Overall, we project declines in Free World oil supply in the 1980s ranging from less than 5 percent to about 25 percent. Most of the decline will be in the lighter grades of oil, from which most light oil products are made. The interaction between OPEC price decisions and the production decisions of OPEC countries will tend to give results closer to the lower than to the higher end of the range. As oil prices are ratcheted upward during periods of tight markets, oil producers often cut production—initially to avoid excessive surplus revenues, and later, as demand drops, to sustain the new real oil price.

It is virtually certain that the OECD countries will get a declining share of Free World oil supplies, as has been the case in the past decade.

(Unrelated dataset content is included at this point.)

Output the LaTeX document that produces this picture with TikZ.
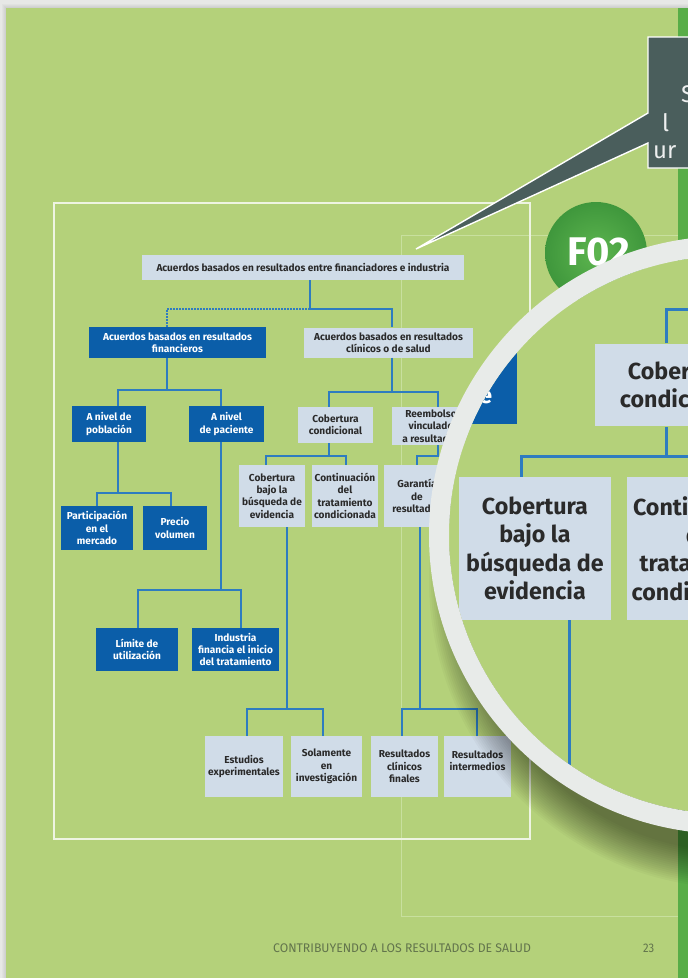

This is because of the tendency of the oil producers to give their own [Page 828] needs priority, a likely continued differential in economic growth rates between the LDCs and the OECD countries, and the particular energy needs of developing countries. We consequently expect OECD oil supplies to fall at least 15 percent and as much as one-third.

Increased supplies of other forms of energy to the OECD, especially coal and nuclear power, are likely to just about offset the decline in oil supply. At best, total OECD energy supplies would grow about 1 percent a year; at worst, they would decline 1 percent a year.

It would be extremely difficult for the OECD to achieve acceptable rates of economic growth with energy supplies stagnating. To achieve even 3 percent economic growth would require annual declines in energy consumption per unit of GNP of between 2 and 4 percent, or 2 to 3 times the rate achieved since 1973. Energy, especially oil, prices are bound to rise rapidly in this situation, leading to far greater conservation, as well as to slower economic growth.4 Adjustment of energy demand to stagnating energy supply will be hindered by the likely depressive effect of slower economic growth on investment and consequently on the rate of introduction of more efficient energy-using durables. And demand adjustment will be greatly complicated by a rapid decline in supplies of light oil products for which there are no good substitutes while potential coal supplies may not be used.

[Omitted here is the body of the 35-page paper.]

  1. Source: Carter Library, National Security Affairs, Staff Material, Middle East File, Box 66, Middle East Oil, 11/79–10/80. Confidential.
  2. The study has not been found.
  3. Confidential. The paper is dated February 1980.
  4. The International Energy Weekly Review produced by the National Foreign Assessment Center, March 19, focused on “International Payments Implications of Rising OPEC Oil Prices.” A copy is in CIA’s FOIA Electronic Reading Room.